O tym, że „Bóg kocha”, słyszymy od żłobka do nagrobka. Ale niewielu ma doświadczenie, że podobają się Bogu, że On ich zwyczajnie lubi, dobrze się czuje w ich towarzystwie. Czy koniecznie trzeba usłyszeć słowa „kocham cię” i „podobasz mi się”?

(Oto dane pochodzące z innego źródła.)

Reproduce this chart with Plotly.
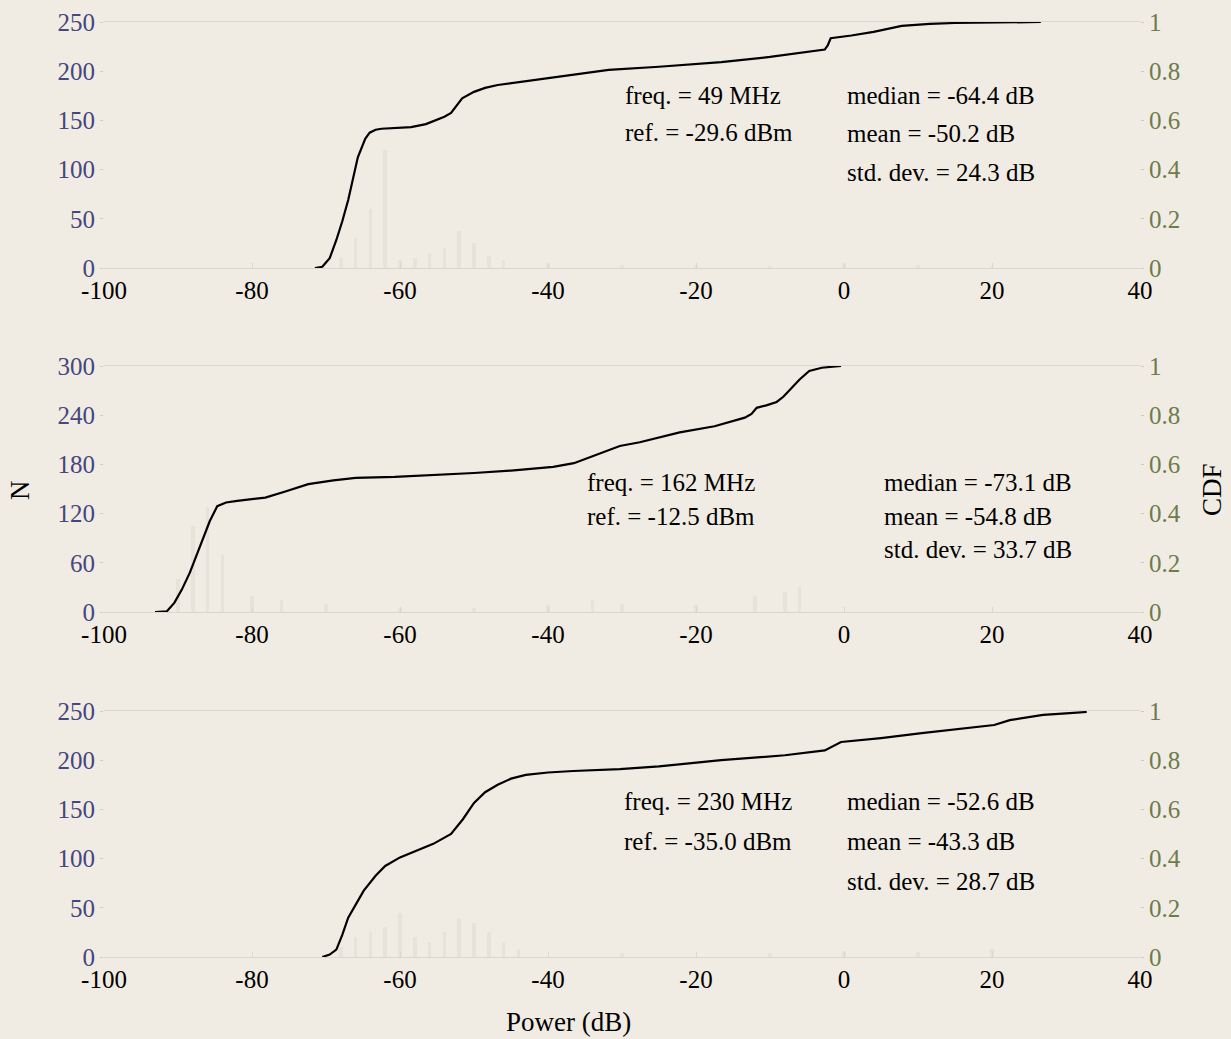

To podstawowe źródło naszej tożsamości i wartości. Wiem, kim jestem. Jestem synem. W czasie homilii Jana Pawła II miałem realne doświadczenie obecności Boga, który mówił: „Jesteś cenny. Bardzo cenny. Kocham cię takiego, jakim jesteś”. Nigdy bym do siebie czegoś podobnego nie powiedział. To był szok. Jak to? Bóg nie brzydzi się grzesznym Kralką? Sam siebie nie kochałem, w głębi serca nie uważałem nawet, że jestem wartościowy. Moje życie (widzę to po latach) było nieustannym graniem, udawaniem, nakładaniem masek, tuszowaniem, pokazywaniem się z lepszej strony. A Bóg w jednej chwili przebił się przez te warstwy. To było wyzwolenie. Wystarczyło kilkadziesiąt sekund, by podjąć decyzję: nie tylko zostawiam świat i środowisko, ale idę też w coś, czego kompletnie nie znam. Powiedziałem: „Dobrze, zostanę księdzem. Ale nie wiem, jak to się robi. Załatw to”.
I, jak widać, załatwił. W seminarium czy w życiu kapłańskim musiał się Ksiądz uczyć – uwaga, niemodne słowo – posłuszeństwa. „Doświadczałem wielu pokus, by być nieposłusznym przełożonym, zrobić coś po swojemu ” – opowiada Ksiądz w książce „Bóg jest portem”.
To prawda. Ale nigdy nie poszedłem za tymi pokusami. Wiem, że słowo „posłuszeństwo” nie jest popularne. Bóg przekonał mnie jednak, że ma ono nieprawdopodobną moc. Istnieje niebezpieczeństwo, by uwierzyć, że to, co robię, jest „moje”. Że to wszystko dzięki moim staraniom, talentom.
Zwłaszcza gdy zerknie się na statystyki: przez ostatnie lata założył Ksiądz 85 wspólnot Przyjaciele Oblubieńca. Jedynie w tym roku ma powstać 40 nowych. Formuje się w nich 7,5 tys. ludzi. Robi wrażenie
Robi. Pokusa polega na tym, że możesz spojrzeć w lustro i powiedzieć: „Ma się te zdolności, nieźle to robisz”.
To dlaczego Ksiądz tak nie mówi?
Bo mam doświadczenie, że to nie jest „ze mnie”. Bóg oczyszcza, dopuszcza stany, gdy stajesz z opuszczonymi rękami i wołasz: „Przyjdź! Bez Ciebie nie mam żadnych szans!”. To ważne chwile, bo doświadczasz wówczas, że jedyną rzeczą, którą możesz ofiarować, jest słabość. W zamian przyjmujesz Jego moc. Ostatnio po doświadczeniu grzechu zawołałem: „Dobrze, że mnie upokorzyłeś! Bo już zaczynałem być pewny siebie. Zaczynałem sobie ufać”.